Other start-ups are investing heavily in the production of cell-based cocoa powder, including California Cultured and Kokomodo. And in the future, Celleste Bio also plans to add cocoa mass (a mixture of cocoa butter and powder) to its pipeline of ingredients.

Countdown on until cell-based cocoa hits market

By successfully producing cell-based chocolate bars with Mondelēz, Celleste Bio wants to show the world its cell-cultivated ingredients are bio-identical to conventionally grown cocoa.

Celleste can produce enough chocolate grade cell cultured cocoa butter for chocolate bars using only a single cocoa bean
Celleste Bio plans to be market ready by next year, but will the market be ready for Celleste Bio? (Image: Celleste Bio / Hand-Out)

The start-up is currently moving from lab to pilot scale, finalising a 1,000-litre pilot facility, and says its cell-based cocoa butter will be market ready by 2027.

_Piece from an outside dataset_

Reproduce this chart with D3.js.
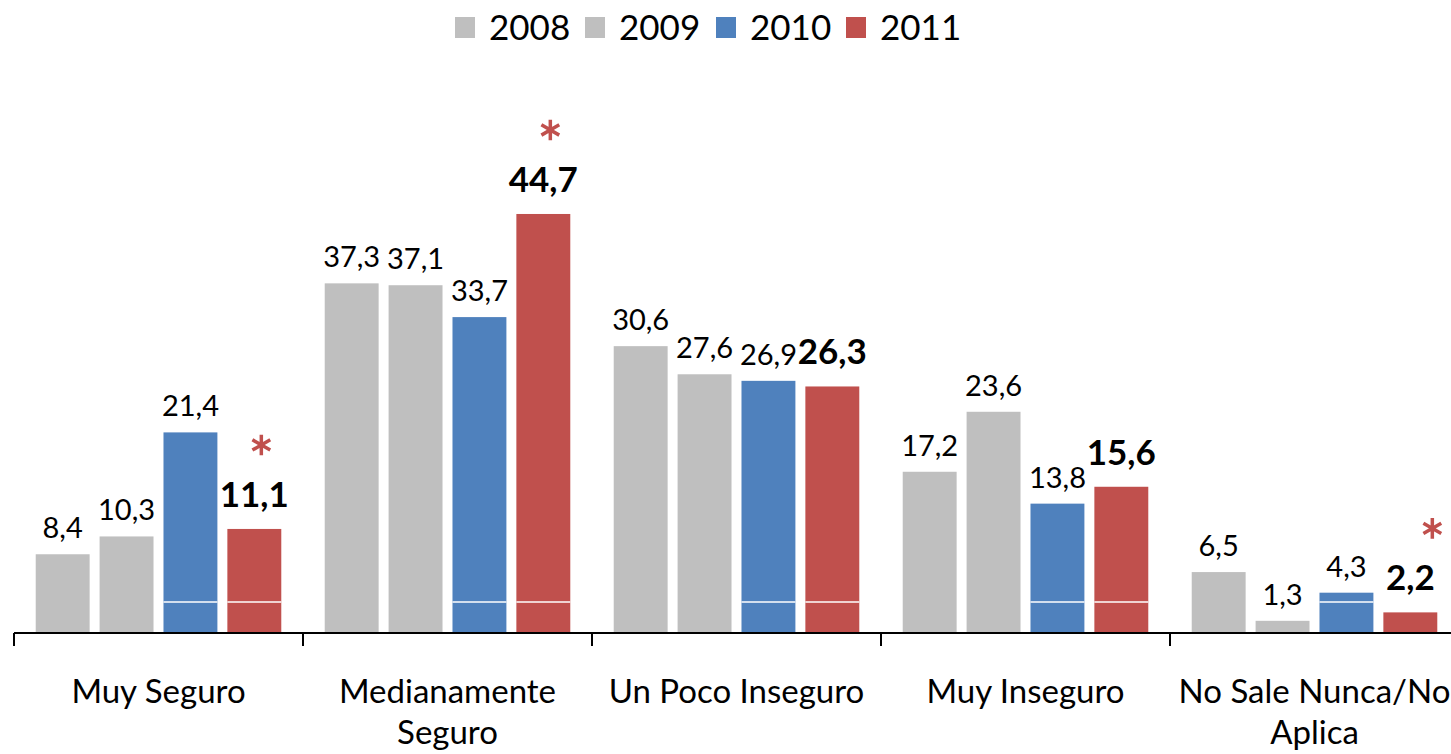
<!DOCTYPE html>
<html>
<head>
<meta charset="utf-8">
<script src="https://cdn.jsdelivr.net/npm/d3@7"></script>
<style>
  body { margin: 0; background: #fff; }
  svg text { font-family: Lato, "Open Sans", sans-serif; }
</style>
</head>
<body>
<div id="chart"></div>
<script>
// data
var categories = ["Muy Seguro", "Medianamente Seguro", "Un Poco Inseguro", "Muy Inseguro", "No Sale Nunca/No Aplica"];
var categoryLines = [["Muy Seguro"], ["Medianamente", "Seguro"], ["Un Poco Inseguro"], ["Muy Inseguro"], ["No Sale Nunca/No", "Aplica"]];
var years = ["2008", "2009", "2010", "2011"];
var v2008 = [8.4, 37.3, 30.6, 17.2, 6.5];
var v2009 = [10.3, 37.1, 27.6, 23.6, 1.3];
var v2010 = [21.4, 33.7, 26.9, 13.8, 4.3];
var v2011 = [11.1, 44.7, 26.3, 15.6, 2.2];
var starred = [true, true, false, false, true];   // asterisk over 2011
var whiteLineValue = 3.3;                          // thin white line seen across 2010/2011 bars

var width = 1451;
var height = 754;
var baseY = 633;
var colors = { "2008": "#bfbfbf", "2009": "#bfbfbf", "2010": "#4f81bd", "2011": "#c0504d" };

var seriesByYear = { "2008": v2008, "2009": v2009, "2010": v2010, "2011": v2011 };

var svg = d3.select("#chart")
    .append("svg")
    .attr("width", width)
    .attr("height", height);

var x0 = d3.scaleBand()
    .domain(categories)
    .range([14, 14 + 289 * 5]);

var x1 = d3.scaleBand()
    .domain(years)
    .range([0, x0.bandwidth()])
    .paddingInner(0.156)
    .paddingOuter(0.34);

var y = d3.scaleLinear()
    .domain([0, 50])
    .range([baseY, baseY - 50 * 9.374]);

var star = d3.symbol().type(d3.symbolAsterisk).size(300);

// bars
var groups = svg.selectAll("g.group")
    .data(categories)
    .enter()
    .append("g")
    .attr("class", "group")
    .attr("transform", function(d) { return "translate(" + x0(d) + ",0)"; });

groups.each(function(cat, i) {
    var g = d3.select(this);
    years.forEach(function(yr) {
        var val = seriesByYear[yr][i];
        g.append("rect")
            .attr("x", x1(yr))
            .attr("y", y(val))
            .attr("width", x1.bandwidth())
            .attr("height", baseY - y(val))
            .attr("fill", colors[yr]);

        if ((yr === "2010" || yr === "2011") && val > whiteLineValue) {
            g.append("line")
                .attr("x1", x1(yr))
                .attr("x2", x1(yr) + x1.bandwidth())
                .attr("y1", y(whiteLineValue))
                .attr("y2", y(whiteLineValue))
                .attr("stroke", "#fff")
                .attr("stroke-width", 1.5);
        }

        var bold = yr === "2011";
        g.append("text")
            .attr("x", x1(yr) + x1.bandwidth() / 2)
            .attr("y", y(val) - (bold ? 22 : 16))
            .attr("text-anchor", "middle")
            .attr("font-size", bold ? 35 : 29)
            .attr("font-weight", bold ? "bold" : "normal")
            .attr("fill", "#000")
            .text(String(val).replace(".", ","));

        if (bold && starred[i]) {
            var sx = x1(yr) + x1.bandwidth() / 2 + (i === 4 ? 22 : 7);
            g.append("path")
                .attr("d", star)
                .attr("transform", "translate(" + sx + "," + (y(val) - 84) + ")")
                .attr("fill", "none")
                .attr("stroke", "#c0504d")
                .attr("stroke-width", 3.5);
        }
    });
});

// axis
var axis = svg.append("g");
axis.append("line")
    .attr("x1", 14).attr("x2", width)
    .attr("y1", baseY).attr("y2", baseY)
    .attr("stroke", "#000").attr("stroke-width", 2);

axis.selectAll("line.tick")
    .data(categories)
    .enter()
    .append("line")
    .attr("class", "tick")
    .attr("x1", function(d) { return x0(d); })
    .attr("x2", function(d) { return x0(d); })
    .attr("y1", baseY)
    .attr("y2", baseY + 13)
    .attr("stroke", "#000").attr("stroke-width", 2);

// category labels
categories.forEach(function(cat, i) {
    var t = svg.append("text")
        .attr("x", x0(cat) + x0.bandwidth() / 2)
        .attr("y", 703)
        .attr("text-anchor", "middle")
        .attr("font-size", 33)
        .attr("fill", "#000");
    categoryLines[i].forEach(function(line, j) {
        t.append("tspan")
            .attr("x", x0(cat) + x0.bandwidth() / 2)
            .attr("dy", j === 0 ? 0 : 41)
            .text(line);
    });
});

// legend
var legendX = [455, 585, 716, 846];
var legend = svg.selectAll("g.legend")
    .data(years)
    .enter()
    .append("g")
    .attr("class", "legend")
    .attr("transform", function(d, i) { return "translate(" + legendX[i] + ",17)"; });

legend.append("rect")
    .attr("width", 20)
    .attr("height", 21)
    .attr("fill", function(d) { return colors[d]; });

legend.append("text")
    .attr("x", 34)
    .attr("y", 23)
    .attr("font-size", 35)
    .attr("fill", "#000")
    .text(function(d) { return d; });
</script>
</body>
</html>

Of course, being ready for the market does not guarantee immediate market acceptance. No cell-based cocoa product has achieved pre-market approval to date, but Celleste Bio is preparing dossiers for the US, EU, Israel and the UK.

Consumer acceptance remains another open question. Do people want to eat cocoa made in a lab, rather than grown in a plantation? The start-up’s CEO doesn’t foresee pushback, noting that chemically it is identical.

Cell‑based cocoa, she says, should not be seen as an alternative but as the real thing: “It’s real cocoa.”